Wilkof’s patients faced other challenges as well, like living far from stores that sold fresh produce. “Even if they knew what to buy, it was still hard to get,” she notes. Moreover, a broken-down wheelchair or elevator, or a blizzard, could strand someone at home for days. “I didn’t understand how important mobility was to what kind of food my patients were eating,” Wilkof says. “For me, not being able to get around means not getting to the gym. It doesn’t mean having to buy a can of soup with a lot of sodium in it.”

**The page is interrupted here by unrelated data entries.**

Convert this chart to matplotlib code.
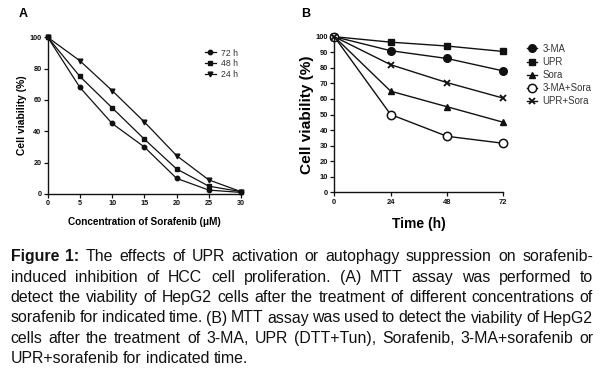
import matplotlib
matplotlib.use("Agg")
import matplotlib.pyplot as plt

plt.rcParams['font.family'] = ['Liberation Sans', 'DejaVu Sans']

# Panel A data
conc = [0, 5, 10, 15, 20, 25, 30]
via_72h = [100, 68, 45, 30, 10, 2.5, 1]
via_48h = [100, 75, 55, 35, 16, 5, 1.5]
via_24h = [100, 85, 66, 46, 24.5, 9, 1.5]
a_xticks = [0, 5, 10, 15, 20, 25, 30]
a_yticks = [0, 20, 40, 60, 80, 100]

# Panel B data
time_h = [0, 24, 48, 72]
b_3ma = [100, 91, 86, 78]
b_upr = [100, 96.5, 94, 90.5]
b_sora = [100, 65, 55, 45]
b_3ma_sora = [100, 50, 36, 31.5]
b_upr_sora = [100, 82, 70.5, 60.5]
b_yticks = [0, 10, 20, 30, 40, 50, 60, 70, 80, 90, 100]

caption_lines = [
    [("Figure 1:", True), ("The effects of UPR activation or autophagy suppression on sorafenib-", False)],
    [("induced inhibition of HCC cell proliferation. (A) MTT assay was performed to", False)],
    [("detect the viability of HepG2 cells after the treatment of different concentrations of", False)],
    [("sorafenib for indicated time. (B) MTT assay was used to detect the viability of HepG2", False)],
    [("cells after the treatment of 3-MA, UPR (DTT+Tun), Sorafenib, 3-MA+sorafenib or", False)],
    [("UPR+sorafenib for indicated time.", False)],
]

W, H = 616, 386
fig = plt.figure(figsize=(W / 100, H / 100), dpi=100)

def fx(px):
    return px / W

def fy(py):
    return 1 - py / H

def style_axes(ax):
    for s in ['top', 'right']:
        ax.spines[s].set_visible(False)
    for s in ['left', 'bottom']:
        ax.spines[s].set_linewidth(1.0)
        ax.spines[s].set_color('#111111')
    ax.tick_params(direction='out', length=3, width=0.9, colors='#111111', pad=1.5)

# ---------- Panel A ----------
axA = fig.add_axes([fx(47.7), fy(194), fx(241) - fx(47.7), fy(37.3) - fy(194)])
axA.plot(conc, via_72h, '-o', color='#111111', lw=0.9, ms=3.2, label='72 h', clip_on=False)
axA.plot(conc, via_48h, '-s', color='#111111', lw=0.9, ms=3.4, label='48 h', clip_on=False)
axA.plot(conc, via_24h, '-v', color='#111111', lw=0.9, ms=3.4, label='24 h', clip_on=False)
axA.set_xlim(0, 30)
axA.set_ylim(0, 100)
axA.set_xticks(a_xticks)
axA.set_yticks(a_yticks)
style_axes(axA)
for lab in axA.get_xticklabels() + axA.get_yticklabels():
    lab.set_fontsize(5.2)
    lab.set_fontweight('bold')
axA.set_xlabel('Concentration of Sorafenib (\u03bcM)', fontsize=7.2, fontweight='bold', labelpad=7)
axA.set_ylabel('Cell viability (%)', fontsize=7.4, fontweight='bold', labelpad=1.5)
legA = axA.legend(loc='upper left', frameon=False, fontsize=6.3, handlelength=1.3, handletextpad=0.6,
                  labelspacing=0.2, borderaxespad=0)
for t in legA.get_texts():
    t.set_color('#333333')
legA.set_bbox_to_anchor((fx(201), fy(45)), transform=fig.transFigure)
fig.text(fx(23), fy(14), 'A', fontsize=9, fontweight='bold', ha='center', va='center')

# ---------- Panel B ----------
axB = fig.add_axes([fx(334.3), fy(192.3), fx(503.3) - fx(334.3), fy(36.7) - fy(192.3)])
axB.plot(time_h, b_3ma, '-o', color='#111111', lw=1.0, ms=5.5, label='3-MA', clip_on=False)
axB.plot(time_h, b_upr, '-s', color='#111111', lw=1.0, ms=3.8, label='UPR', clip_on=False)
axB.plot(time_h, b_sora, '-^', color='#111111', lw=1.0, ms=5.0, label='Sora', clip_on=False)
axB.plot(time_h, b_3ma_sora, '-o', color='#111111', lw=1.0, ms=6.0, mfc='white', mew=1.1,
         label='3-MA+Sora', clip_on=False)
axB.plot(time_h, b_upr_sora, '-x', color='#111111', lw=1.0, ms=5.0, mew=1.3, label='UPR+Sora', clip_on=False)
axB.set_xlim(0, 72)
axB.set_ylim(0, 100)
axB.set_xticks(time_h)
axB.set_yticks(b_yticks)
style_axes(axB)
for lab in axB.get_xticklabels() + axB.get_yticklabels():
    lab.set_fontsize(5.4)
    lab.set_fontweight('bold')
axB.set_xlabel('Time (h)', fontsize=10, fontweight='bold', labelpad=8)
axB.set_ylabel('Cell viability (%)', fontsize=11.1, fontweight='bold', labelpad=1)
legB = axB.legend(loc='upper left', frameon=False, fontsize=6.9, handlelength=1.1,
                  handletextpad=0.5, labelspacing=0.32, borderaxespad=0)
for t in legB.get_texts():
    t.set_color('#333333')
legB.set_bbox_to_anchor((fx(523), fy(40)), transform=fig.transFigure)
fig.text(fx(306), fy(14), 'B', fontsize=9, fontweight='bold', ha='center', va='center')

# ---------- Caption (justified) ----------
fig.canvas.draw()
renderer = fig.canvas.get_renderer()
cap_fs = 11.4
left_px, right_px = 10.5, 593
baselines = [261.3, 281.7, 302.1, 322.5, 342.9, 363.3]

space_t = fig.text(0, 0, 'a a', fontsize=cap_fs)
aa_t = fig.text(0, 0, 'aa', fontsize=cap_fs)
space_w = space_t.get_window_extent(renderer=renderer).width - aa_t.get_window_extent(renderer=renderer).width
space_t.remove()
aa_t.remove()

for i, segs in enumerate(caption_lines):
    words = []
    for text, bold in segs:
        for w in text.split(' '):
            words.append((w, bold))
    artists = []
    widths = []
    for w, bold in words:
        t = fig.text(0, fy(baselines[i]), w, fontsize=cap_fs, fontweight='bold' if bold else 'normal',
                     color='#111111', va='baseline', ha='left')
        bb = t.get_window_extent(renderer=renderer)
        artists.append(t)
        widths.append(bb.width)
    last = (i == len(caption_lines) - 1)
    total = sum(widths)
    n_gaps = len(words) - 1
    if last or n_gaps == 0:
        gap = space_w
    else:
        gap = (right_px - left_px - total) / n_gaps
    x = left_px
    for t, w in zip(artists, widths):
        t.set_x(fx(x))
        x += w + gap

fig.savefig('out.png', dpi=100)
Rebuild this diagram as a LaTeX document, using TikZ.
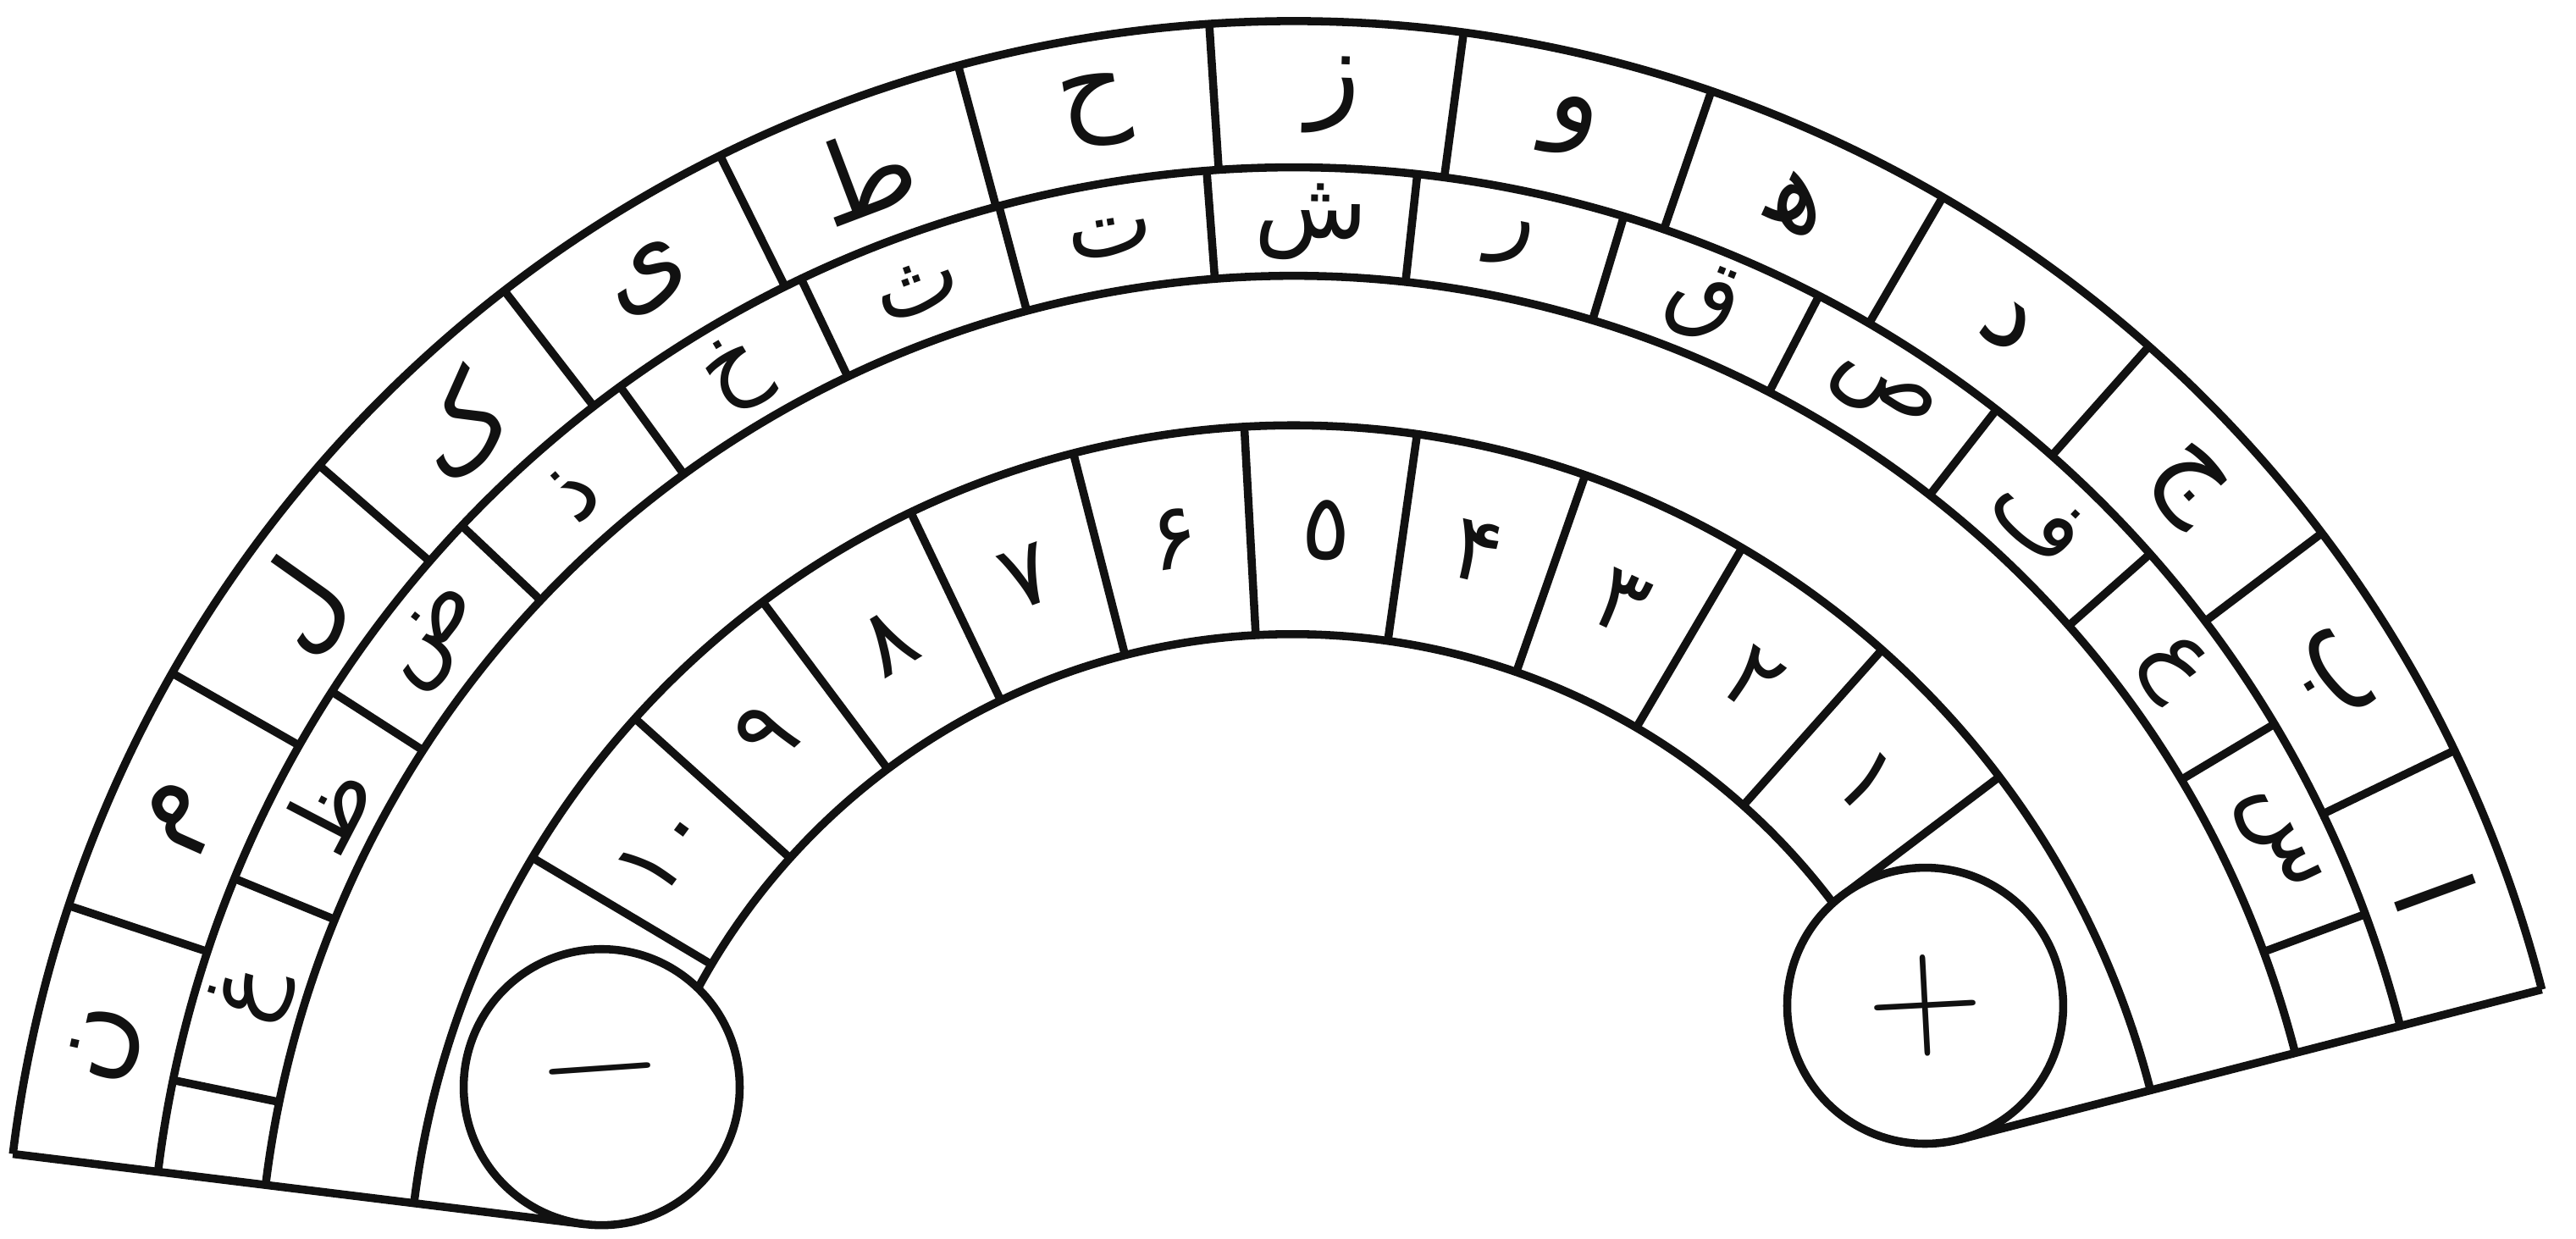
\documentclass[tikz,border=0pt]{standalone}
\usepackage{fontspec}
\usepackage{tikz}
\usetikzlibrary{positioning}
\TeXXeTstate=1
\newfontfamily\arabicfont[Script=Arabic]{DejaVu Sans}
\definecolor{ink}{HTML}{111111}
\newcommand{\harf}[1]{{\arabicfont\beginR #1\endR}}

\begin{document}
\begin{tikzpicture}[x=1cm,y=1cm,color=ink,line width=1.4pt,
  harfnode/.style={font=\fontsize{19}{22}\selectfont,inner sep=0pt},
  harfsmall/.style={font=\fontsize{16}{19}\selectfont,inner sep=0pt},
  adadnode/.style={font=\fontsize{16}{19}\selectfont,inner sep=0pt},
  signdisc/.style={circle,draw=ink,fill=white,line width=1.4pt,
    minimum size=1.68cm,inner sep=0pt,font=\fontsize{28}{30}\selectfont}]
\path[use as bounding box] (0,0) rectangle (15.68,7.54);
\begin{scope}[shift={(7.87,-0.44)}]
% Rings share one centre; the board runs from 14.44 to 173 degrees.
% Radii: letters 7.85--6.96 and 6.96--6.30, numbers 5.39--4.12.
\foreach \r in {7.85,6.96,6.30,5.39}
  \draw (14.44:\r) arc[start angle=14.44,end angle=173,radius=\r];
\draw (35:4.12) arc[start angle=35,end angle=154,radius=4.12];
\draw (173:7.85) -- (173:4.342);
\draw (14.44:7.85) -- (14.44:4.191);

% Outer ring: 14 cells of the abjad order, read from the right.
\foreach \k in {1,...,13}
  \draw ({14.44+\k*11.326}:6.96) -- ({14.44+\k*11.326}:7.85);
\foreach \h [count=\k from 0] in {ا,ب,ج,د,ه^^^^200d,و,ز,ح,ط,ی,ک,ل,م,ن}
  \node[harfnode,rotate={14.44+(\k+0.5)*11.326-90}] (kharij\k)
    at ({14.44+(\k+0.5)*11.326}:7.405) {\harf{\h}};

% Inner ring: the next 14 letters, with an empty cell at either end.
\foreach \k in {0,...,14}
  \draw ({20.31+\k*10.574}:6.30) -- ({20.31+\k*10.574}:6.96);
\foreach \h [count=\k from 0] in {س,ع,ف,ص,ق,ر,ش,ت,ث,خ,ذ,ض,ظ,غ}
  \node[harfsmall,rotate={20.31+(\k+0.5)*10.574-90}] (dakhil\k)
    at ({20.31+(\k+0.5)*10.574}:6.63) {\harf{\h}};

% Number ring between the two sign discs.
\foreach \k in {0,...,10}
  \draw ({37.1+\k*11.21}:4.12) -- ({37.1+\k*11.21}:5.39);
\foreach \n [count=\k from 0] in {۱,۲,۳,۴,٥,۶,۷,۸,۹,۱۰}
  \node[adadnode,rotate={37.1+(\k+0.5)*11.21-90}] (adad\k)
    at ({37.1+(\k+0.5)*11.21}:4.755) {\arabicfont \n};

\node[signdisc,rotate=4] (manfi) at (162.05:4.423) {−};
\node[signdisc,rotate=3] (mosbat) at (25.78:4.274) {+};
\end{scope}
\end{tikzpicture}
\end{document}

Wilkof helped her patients make dietary changes that accommodated the challenges in their lives. In a cooking class called “Light Bites,” she made “bodega chili,” using beans instead of meat, and other healthy ingredients that local convenience stores sold. In her class on the cancer-fighting properties of antioxidants, she baked blueberry bread. She made brownies with yogurt when she taught a class on probiotics. “You have to learn what resources are available to patients,” she says. “The point of nursing is to give care to people according to their needs and not according to your prescribed version of what they need.”

Meeting Patients Where They Are

As communities grow more diverse, and as individuals—especially the medically underserved—live longer with chronic illness, nurses are becoming the main providers of primary care. To meet the challenges of an increasingly complex health care environment, nurses need more knowledge, not about science but about their patients, whose difficult backgrounds play a pivotal role in shaping their health care needs.

Ashley Knutson never came to terms with catcalls. But by the time she finished her community health rotation, she was no longer wary of the men who made them. They were, after all, in need of care, and her job was to provide it, based in part on how well she had come to know them. “It became a process of me building confidence in my ability to relate to them, wherever they were.”